Overrun and underrun tolerance should also be written. For retail blanket orders, +/- 5% is often used as a commercial starting point, but the buyer should set the actual number based on channel need and raw-material risk. If the order is highly shade-sensitive or uses reserved yarn lots, a tighter overrun rule may be necessary because excess units can only be sold if colour and ticketing remain consistent. Finally, define carton assortment: mixed colours in one carton or single-colour cartons only. If the retail DC expects single-colour cartons, do not leave assortment to the warehouse operator's discretion.
What to check at pre-production, inline and final inspection
Pre-production inspection should confirm the approved construction is actually achievable at scale: yarn lot, brushing direction, sherpa pile stability, hem method, label placement, and pack format. Inline inspection should focus on early drift: width loss after brushing, hem wave, corner distortion, shade lot mixing, and pile crush from overhandling. Final inspection should verify carton count, pack integrity, gross and net weights, barcode scanability, and claim-document consistency.
A simple buyer checklist works well: 1) certificate and claim text signed off; 2) lab dips approved for each side; 3) PPS approved on finished blanket; 4) GSM and size method documented; 5) AQL level confirmed; 6) defect photos agreed; 7) carton marks and assortment locked; 8) seal number recorded; 9) shipment documents match approved wording; 10) overrun/underrun and remedy written into the PO. If any one of these is missing, bulk risk rises fast.

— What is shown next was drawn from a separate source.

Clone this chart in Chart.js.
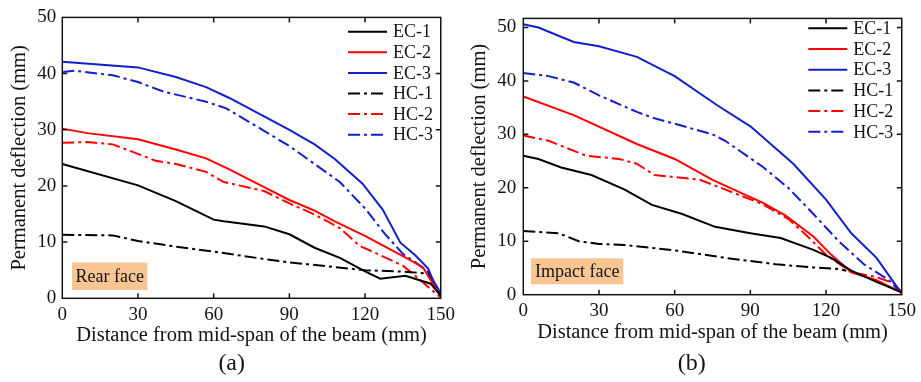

For buyers comparing related constructions, the same discipline used on other fleece and recycled blanket programmes applies here. A shade-controlled recycled fleece throw, a brushed travel blanket, and a sherpa throw all fail for the same reasons: unclear material boundary, unclear measurement method, and unclear approval hierarchy. The material may change, but the control system should not.
Frequently asked
Is RCS enough to claim a recycled polyester sherpa throw is fully recycled? Not by itself. RCS supports chain-of-custody and recycled content accounting, but the finished claim must match the actual BOM, the approved wording and the scheme or customer rules. Verify whether the claim applies to the whole product or only to specific components.
Do we always need a transaction certificate? Not always, but buyers should confirm whether the exact claim, shipper and transaction flow require one under the scheme and the customer programme. Do not assume an invoice or supplier declaration is an acceptable substitute.

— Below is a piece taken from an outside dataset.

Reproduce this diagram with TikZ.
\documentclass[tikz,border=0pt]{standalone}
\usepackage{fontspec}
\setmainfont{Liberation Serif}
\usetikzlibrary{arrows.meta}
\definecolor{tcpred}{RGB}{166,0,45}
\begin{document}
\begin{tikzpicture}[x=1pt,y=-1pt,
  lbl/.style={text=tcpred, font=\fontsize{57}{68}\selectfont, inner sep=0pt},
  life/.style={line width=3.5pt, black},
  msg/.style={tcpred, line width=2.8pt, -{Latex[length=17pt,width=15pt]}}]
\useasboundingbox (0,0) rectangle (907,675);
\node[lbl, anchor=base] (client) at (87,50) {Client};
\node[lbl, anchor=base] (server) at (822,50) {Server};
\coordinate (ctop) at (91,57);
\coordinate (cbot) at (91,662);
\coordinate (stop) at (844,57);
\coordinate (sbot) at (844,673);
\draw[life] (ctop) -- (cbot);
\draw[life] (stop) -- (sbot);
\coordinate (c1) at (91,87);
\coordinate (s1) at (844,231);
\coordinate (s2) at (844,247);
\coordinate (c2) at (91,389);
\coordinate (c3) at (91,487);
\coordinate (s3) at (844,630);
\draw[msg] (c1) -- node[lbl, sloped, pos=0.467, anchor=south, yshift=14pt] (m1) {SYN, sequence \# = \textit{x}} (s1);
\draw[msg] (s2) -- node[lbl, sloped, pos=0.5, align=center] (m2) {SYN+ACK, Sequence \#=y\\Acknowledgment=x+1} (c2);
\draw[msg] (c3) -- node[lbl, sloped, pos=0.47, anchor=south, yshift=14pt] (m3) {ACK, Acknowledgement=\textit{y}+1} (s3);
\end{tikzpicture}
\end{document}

What GSM should we target for a retail sherpa throw? A common commercial target is around 260-300gsm finished weight, with 280gsm being a practical middle point for mass retail. Keep the tolerance written into the PO and confirm whether GSM is measured before or after washing.

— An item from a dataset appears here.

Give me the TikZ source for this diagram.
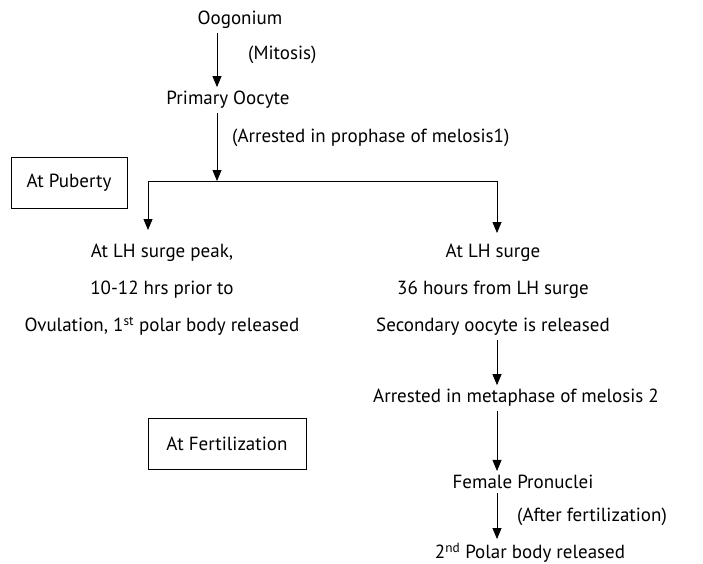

How should shade be approved on a sherpa throw? Use lab dip approval for each fabric component, then approve the assembled throw under agreed light sources and a customer-agreed tolerance by shade family. For textured pile fabrics, visual approval usually matters more than a single Delta E number.
What tests should we ask for before shipment? At minimum: ISO 6330 dimensional stability after wash, ISO 105-C06 wash fastness, ISO 105-X12 rub fastness, seam strength or seam slippage where relevant, and a lint or fibre release review. Add appearance retention after the expected wash cycle count.
What inspection level is reasonable for this product? Many retail programmes use AQL 2.5 major / 4.0 minor, while stricter accounts may move major defects to 1.5. The buyer should define the defect list, sample size and any critical-defect action in the PO or QA specification.